La culture de la non-violence garde certainement sa place en éducation, dans les médias, sur la place publique.
Ce que les chercheurs disent c’est que, toutes choses étant égales par ailleurs, la violence homicidaire pourrait être significativement réduite si on retirait la toxicomanie et l’alcoolisme du tableau.
Bien entendus, les homicides ne se font pas tous sous influence de consommation de drogue et celle-ci n’explique pas tous les homicides et il n’y a pas de lien causal à faire entre les deux.
Des études signalent la possibilité de corrélations entre le caractère illégal de la consommation, la fréquentation du monde interlope secret, la pauvreté, l’isolement communautaire, et la santé mentale, etc…
Psychose, schizophrénie, sociopathie et psychopathie
Beaucoup de personnes homicidaires médiatisées ne sont pas du tout schizophrènes et ne sont pas nécessairement toxicomanes ou intoxiquées par l’alcool.
Dans un premier temps, il faut garder à l’esprit que pour commettre un homicide sur une personne précise (ce qui exclut l’acte d’agression impulsif), il faut généralement avoir l’esprit organisé.
Or, pour être structuré sur le plan exécutif, il faut un bon contact avec le réel.
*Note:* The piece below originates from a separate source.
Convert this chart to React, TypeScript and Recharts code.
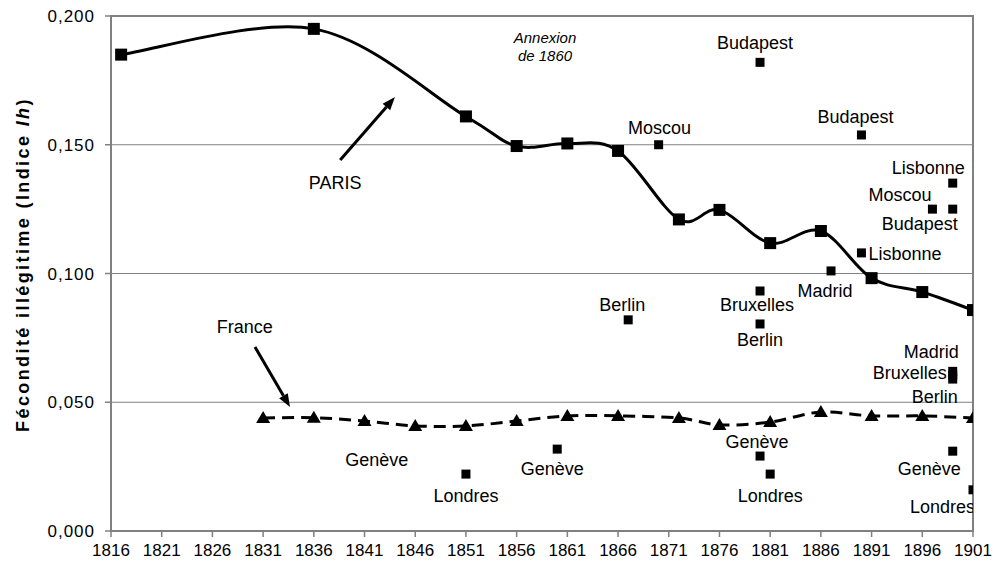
import {
  ComposedChart,
  Line,
  Scatter,
  XAxis,
  YAxis,
  CartesianGrid,
  ReferenceArea,
  ReferenceLine,
  ReferenceDot,
  Label,
} from "recharts";

const xTicks = [1816, 1821, 1826, 1831, 1836, 1841, 1846, 1851, 1856, 1861, 1866, 1871, 1876, 1881, 1886, 1891, 1896, 1901];
const yTicks = [0, 0.05, 0.1, 0.15, 0.2];

const parisYears = [1817, 1836, 1851, 1856, 1861, 1866, 1872, 1876, 1881, 1886, 1891, 1896, 1901];
const parisValues = [0.185, 0.195, 0.161, 0.1495, 0.1505, 0.1476, 0.121, 0.1247, 0.1118, 0.1165, 0.0982, 0.0928, 0.0858];

const franceYears = [1831, 1836, 1841, 1846, 1851, 1856, 1861, 1866, 1872, 1876, 1881, 1886, 1891, 1896, 1901];
const franceValues = [0.0439, 0.044, 0.0427, 0.0408, 0.0408, 0.0427, 0.0447, 0.0447, 0.0439, 0.0412, 0.0423, 0.0462, 0.0447, 0.0447, 0.0439];

const cityNames = [
  "Budapest", "Moscou", "Budapest", "Lisbonne", "Moscou", "Budapest", "Lisbonne", "Madrid",
  "Bruxelles", "Berlin", "Berlin", "Madrid", "Bruxelles", "Berlin",
  "Genève", "Londres", "Genève", "Londres", "Genève", "Londres",
];
const cityYears = [1880, 1870, 1890, 1899, 1897, 1899, 1890, 1887, 1880, 1867, 1880, 1899, 1899, 1899, 1860, 1851, 1880, 1881, 1899, 1901];
const cityValues = [0.182, 0.15, 0.1538, 0.1351, 0.125, 0.125, 0.108, 0.101, 0.0932, 0.082, 0.0804, 0.062, 0.0605, 0.059, 0.0318, 0.0221, 0.0291, 0.0221, 0.031, 0.016];

// label placement for each city point, same order as cityNames: [anchor, dx, dy]
const cityLabelPos: [string, number, number][] = [
  ["middle", -5, -13], ["middle", 1, -11], ["middle", -6, -12], ["end", 12, -9],
  ["end", -1, -8], ["end", 5, 21], ["start", 7, 7], ["middle", -6, 26],
  ["middle", -3, 20], ["middle", -6, -9], ["middle", 0, 22], ["end", 6, -13],
  ["end", -6, 4], ["end", 5, 24], ["middle", -5, 26], ["middle", 0, 28],
  ["middle", -3, -8], ["middle", 0, 28], ["end", 8, 24], ["end", 2, 23],
];

const parisData = parisYears.map((year, i) => ({ year, value: parisValues[i] }));
const franceData = franceYears.map((year, i) => ({ year, value: franceValues[i] }));
const cityData = cityNames.map((name, i) => ({ name, idx: i, year: cityYears[i], value: cityValues[i] }));

const FONT = "'Liberation Sans', Arial, sans-serif";
const GRAY = "#808080";

// Excel-like smoothed line (Catmull-Rom through the points)
const excelSmooth = (context: any) => {
  let pts: number[][] = [];
  return {
    areaStart() {},
    areaEnd() {},
    lineStart() {
      pts = [];
    },
    point(x: number, y: number) {
      pts.push([+x, +y]);
    },
    lineEnd() {
      const n = pts.length;
      if (!n) return;
      context.moveTo(pts[0][0], pts[0][1]);
      for (let i = 0; i < n - 1; i++) {
        const p0 = pts[Math.max(i - 1, 0)];
        const p1 = pts[i];
        const p2 = pts[i + 1];
        const p3 = pts[Math.min(i + 2, n - 1)];
        context.bezierCurveTo(
          p1[0] + (p2[0] - p0[0]) / 6,
          p1[1] + (p2[1] - p0[1]) / 6,
          p2[0] - (p3[0] - p1[0]) / 6,
          p2[1] - (p3[1] - p1[1]) / 6,
          p2[0],
          p2[1]
        );
      }
    },
  };
};

const fmt = (v: number) => v.toFixed(3).replace(".", ",");

const XTick = (p: any) => (
  <text x={p.x} y={p.y} dy="0.75em" textAnchor="middle" fontSize={17} fontFamily={FONT} fill="#000">
    {p.payload.value}
  </text>
);

const YTick = (p: any) => (
  <text x={p.x} y={p.y} dy="0.36em" textAnchor="end" fontSize={17} letterSpacing={1} fontFamily={FONT} fill="#000">
    {fmt(p.payload.value)}
  </text>
);

const SquareDot = (p: any) => (
  <rect key={`sq-${p.index}`} x={p.cx - 6} y={p.cy - 6} width={12} height={12} fill="#000" />
);

const TriangleDot = (p: any) => (
  <polygon
    key={`tr-${p.index}`}
    points={`${p.cx},${p.cy - 7} ${p.cx + 7},${p.cy + 5} ${p.cx - 7},${p.cy + 5}`}
    fill="#000"
  />
);

const CityShape = (p: any) => {
  const d = p.payload ?? p;
  const [anchor, dx, dy] = cityLabelPos[d.idx] ?? ["middle", 0, -10];
  return (
    <g>
      <rect x={p.cx - 4.5} y={p.cy - 4.5} width={9} height={9} fill="#000" />
      <text x={p.cx + dx} y={p.cy + dy} textAnchor={anchor} fontSize={18} fontFamily={FONT} fill="#000">
        {d.name}
      </text>
    </g>
  );
};

const Arrow = (p: any) => {
  const { x1, y1, x2, y2 } = p;
  const ang = Math.atan2(y2 - y1, x2 - x1);
  const len = 13;
  const w = 5;
  const bx = x2 - len * Math.cos(ang);
  const by = y2 - len * Math.sin(ang);
  const nx = -Math.sin(ang) * w;
  const ny = Math.cos(ang) * w;
  return (
    <g>
      <line x1={x1} y1={y1} x2={bx} y2={by} stroke="#000" strokeWidth={3} />
      <polygon points={`${x2},${y2} ${bx + nx},${by + ny} ${bx - nx},${by - ny}`} fill="#000" />
    </g>
  );
};

const YTitle = (props: any) => {
  const vb = props.viewBox || {};
  const cy = (vb.y ?? 16) + (vb.height ?? 515) / 2 - 9;
  return (
    <text
      x={23}
      y={cy}
      transform={`rotate(-90, 23, ${cy})`}
      textAnchor="middle"
      dominantBaseline="central"
      fontSize={18}
      fontWeight="bold"
      letterSpacing={2.4}
      fontFamily={FONT}
      fill="#000"
    >
      Fécondité illégitime (Indice <tspan fontStyle="italic">Ih</tspan>)
    </text>
  );
};

export default function App() {
  return (
    <div style={{ position: "absolute", left: 0, top: 0, width: 995, height: 566, background: "#fff" }}>
      <ComposedChart width={995} height={566} margin={{ top: 16, right: 22, bottom: 0, left: 0 }}>
        <CartesianGrid vertical={false} stroke={GRAY} strokeWidth={1} />
        <XAxis
          type="number"
          dataKey="year"
          domain={[1816, 1901]}
          ticks={xTicks}
          allowDataOverflow
          height={35}
          interval={0}
          tickSize={6}
          tickMargin={6}
          axisLine={{ stroke: GRAY, strokeWidth: 2 }}
          tickLine={{ stroke: GRAY, strokeWidth: 1.5 }}
          tick={XTick}
        />
        <YAxis
          type="number"
          domain={[0, 0.2]}
          ticks={yTicks}
          width={111}
          tickSize={6}
          tickMargin={10}
          axisLine={{ stroke: GRAY, strokeWidth: 2 }}
          tickLine={{ stroke: GRAY, strokeWidth: 1.5 }}
          tick={YTick}
        >
          <Label content={YTitle} />
        </YAxis>
        <ReferenceArea x1={1816} x2={1901} y1={0} y2={0.2} fill="none" stroke={GRAY} strokeWidth={2} ifOverflow="visible" />

        <Line
          data={franceData}
          dataKey="value"
          type={excelSmooth as any}
          stroke="#000"
          strokeWidth={3}
          strokeDasharray="12 7"
          dot={TriangleDot}
          activeDot={false}
          isAnimationActive={false}
        />
        <Line
          data={parisData}
          dataKey="value"
          type={excelSmooth as any}
          stroke="#000"
          strokeWidth={3}
          dot={SquareDot}
          activeDot={false}
          isAnimationActive={false}
        />
        <Scatter data={cityData} dataKey="value" shape={CityShape} isAnimationActive={false} />

        <ReferenceLine
          segment={[{ x: 1838.6, y: 0.1441 }, { x: 1844, y: 0.1685 }]}
          ifOverflow="visible"
          shape={Arrow}
        />
        <ReferenceLine
          segment={[{ x: 1830.2, y: 0.0715 }, { x: 1833.65, y: 0.0482 }]}
          ifOverflow="visible"
          shape={Arrow}
        />
        <ReferenceDot
          x={1838.1}
          y={0.135}
          ifOverflow="visible"
          shape={(p: any) => (
            <text x={p.cx} y={p.cy + 6} textAnchor="middle" fontSize={18} fontFamily={FONT} fill="#000">
              PARIS
            </text>
          )}
        />
        <ReferenceDot
          x={1829.2}
          y={0.0792}
          ifOverflow="visible"
          shape={(p: any) => (
            <text x={p.cx} y={p.cy + 6} textAnchor="middle" fontSize={18} fontFamily={FONT} fill="#000">
              France
            </text>
          )}
        />
        <ReferenceDot
          x={1842.2}
          y={0.0276}
          ifOverflow="visible"
          shape={(p: any) => (
            <text x={p.cx} y={p.cy + 6} textAnchor="middle" fontSize={18} fontFamily={FONT} fill="#000">
              Genève
            </text>
          )}
        />
        <ReferenceDot
          x={1858.8}
          y={0.1915}
          ifOverflow="visible"
          shape={(p: any) => (
            <text textAnchor="middle" fontSize={15} fontStyle="italic" fontFamily={FONT} fill="#000">
              <tspan x={p.cx} y={p.cy + 5}>Annexion</tspan>
              <tspan x={p.cx} y={p.cy + 23}>de 1860</tspan>
            </text>
          )}
        />
      </ComposedChart>
    </div>
  );
}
Par définition, l’état psychotique ne permet pas ce genre de contact ou d’organisation logique.
Les psychopathes, ou les sociopathes peuvent devenir homicidaires, car ils ont ce qu’on appelle dans le jargon des psychologues « un mode opératoire non compatible avec le délire désorganisé. »
Ce qui distingue donc les psychopathes des psychotiques, c’est que les psychopathes visent un objectif. Leur contact avec la réalité suffit pour répondre à la question « À qui profite le crime? »
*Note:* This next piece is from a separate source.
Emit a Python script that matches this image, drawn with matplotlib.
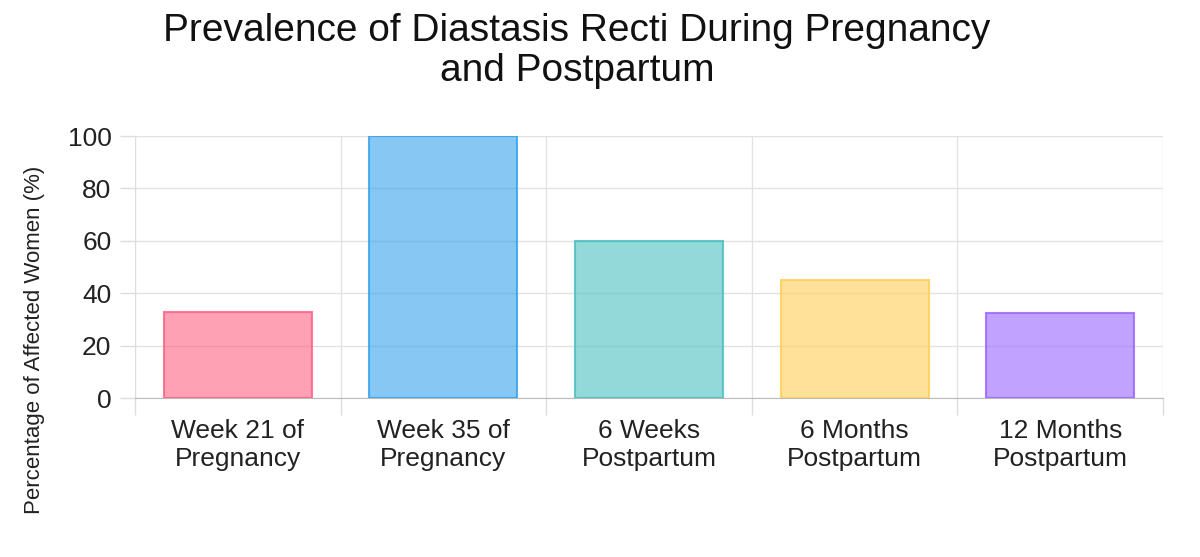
import matplotlib
matplotlib.use("Agg")
from matplotlib import pyplot as plt
import numpy as np

categories = ["Week 21 of\nPregnancy", "Week 35 of\nPregnancy", "6 Weeks\nPostpartum",
              "6 Months\nPostpartum", "12 Months\nPostpartum"]
values = [33, 100, 60, 45, 32.5]
edge_colors = ["#FF6384", "#36A2EB", "#4BC0C0", "#FFCE56", "#9966FF"]

plt.rcParams['font.family'] = ['Liberation Sans', 'DejaVu Sans']

fig = plt.figure(figsize=(12, 5.57), dpi=100)
ax = fig.add_axes([135/1200, 1 - 398/557, 1028/1200, 262/557])

x = np.arange(len(categories))
fills = [matplotlib.colors.to_rgba(c, 0.6) for c in edge_colors]
edges = [matplotlib.colors.to_rgba(c, 0.85) for c in edge_colors]
ax.bar(x, values, width=0.72, color=fills, edgecolor=edges, linewidth=1.5, zorder=3)

ax.set_xlim(-0.5, len(categories) - 0.5)
ax.set_ylim(0, 100)
ax.set_yticks(range(0, 101, 20))
ax.set_xticks(x)
ax.set_xticklabels(categories, fontsize=19, linespacing=1.2)
ax.set_xticks(np.arange(-0.5, len(categories), 1), minor=True)

ax.tick_params(axis='x', which='major', length=0, pad=15, colors='#222222')
ax.tick_params(axis='x', which='minor', length=12, color='#dddddd', width=1)
ax.tick_params(axis='y', length=11, color='#dddddd', width=1, pad=6, labelsize=19, labelcolor='#222222')

ax.grid(axis='y', color='#e2e2e2', linewidth=1, zorder=0)
ax.grid(axis='x', which='minor', color='#e2e2e2', linewidth=1, zorder=0)

for s in ['top', 'right']:
    ax.spines[s].set_visible(False)
ax.spines['left'].set_color('#dddddd')
ax.spines['bottom'].set_color('#bbbbbb')

fig.text(577/1200, 1 - 51/557, "Prevalence of Diastasis Recti During Pregnancy\nand Postpartum",
         ha='center', va='center', fontsize=28, linespacing=1.12, color='#111111')
fig.text(35/1200, 1 - 340/557, "Percentage of Affected Women (%)", rotation=90,
         ha='center', va='center', fontsize=16, color='#222222')

fig.savefig("out.png", dpi=100, facecolor='white')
Le motif de leur crime apparaît en évidence, contrairement aux crimes des criminels, plus rares, en proie à la psychose, au délire hallucinatoire à l’origine de crime « gratuit », mais néanmoins horrible.
Les psychopathes sont des antisociaux amoraux
On retrouve souvent un élément déclencheur à l’origine du crime du psychopathe. Cet élément touche le criminel dans son estime personnelle, dans sa « mission », et cet élément lui fait sentir que le moment est venu pour lui (ou elle) d’agir.
On retrouve ici l’aspect « intéressé », « Organisé » et « prédateur » dans le motif.
Dans le fondement de leur personnalité, les psychopathes sont très intolérants à la frustration, ce sont des « irritables » professionnels qui font de leur irritabilité une raison de vivre, intégrée à leur système de valeurs.
Ainsi, ils ont fréquemment des antécédents pénaux, mais peuvent rarement exhiber des évaluations psychiatriques. Ils sont fiers de ce qu’ils sont et de leur crime.
C’est évidemment l’inverse pour les criminels d’ordre « psychotiques » qui vont plutôt exprimer des remords face à leur crime.
Isolement du psychotique
Notre société est plutôt intolérante face à la maladie mentale et c’est souvent bien malheureux. Des campagnes de sensibilisation permettent au public de mieux connaitre les troubles mentaux.
En brisant l’isolement, en bâtissant une solidarité communautaire, nous avons la possibilité de réduire les taux de criminalité.
En revanche, les réseaux sociaux pourront être utilisés pour identifier les psychopathes, car il arrive souvent que ceux-ci préméditent et cherchent à faire une publicité de leur action, de leur « revendication ».
Il s’agit souvent pour eux de la récompense ultime.
Un article de Dr Rémi Coté, psychologue et psychothérapeute à Montréal
Les propos de cet article n’engagent que son auteur et ne saurait viser des cas précis d’affaire judiciaires précisément médiatisées.